August 2004. 207 pages.

Price £25.

ISBN 0-304-36667-6 (paperback)

The key to the intention and content of this excellent book is in the sub-title, ’an introduction to Vernacular Architecture’.
Given that architecture is ‘the art of enclosing space for the activities of our contemporaries’, then vernacular architecture enclosed the every day activities of ordinary people who are our ancestors. As the author emphasises in his introduction ‘The book is not about the great and imposing buildings which we usually call works of architecture’.

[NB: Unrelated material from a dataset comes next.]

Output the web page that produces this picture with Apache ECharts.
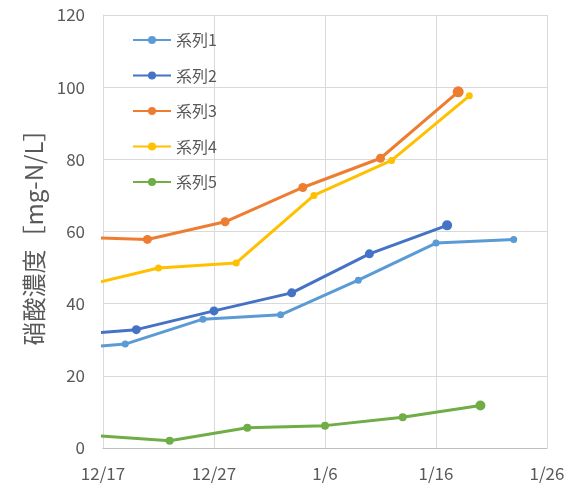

Rather, it deals with the design of simple buildings to be seen throughout our countryside, villages and towns. They include family homes for a range of social classes as well as churches, chapels, schools, cowhouses, stables, barns, windmills, watermills and kilns for social, agricultural and industrial activities. Simple, annotated drawings by the author are a delight and a model of clarity, occupying some fifty pages backed up by ninety photographs and some seventy pages of text.

Although the book is a successful introduction to and an appreciation of vernacular architecture to be seen throughout Britain, the author clearly hopes that some readers will be encouraged to make their own observations, to discover what research is being done and to become aware of the more specialised books now being published. He points out that serious studies of the subject have been carried out only in comparatively recent years, nearly all by amateurs but working at a professional rather than an amateur level. Such an approach would be natural to members of the British Masonry Society.

A chapter on the materials and methods commonly used in walls and roofs includes timber framing, cruck frames and trusses as well as walls of stone, flint, cobble and of course brick. Regarding bricks, it observes that although uniformity of size provides the basis for the economy of brickwork, the vernacular builders have shown that the resulting architecture can be greatly varied and far from uniform.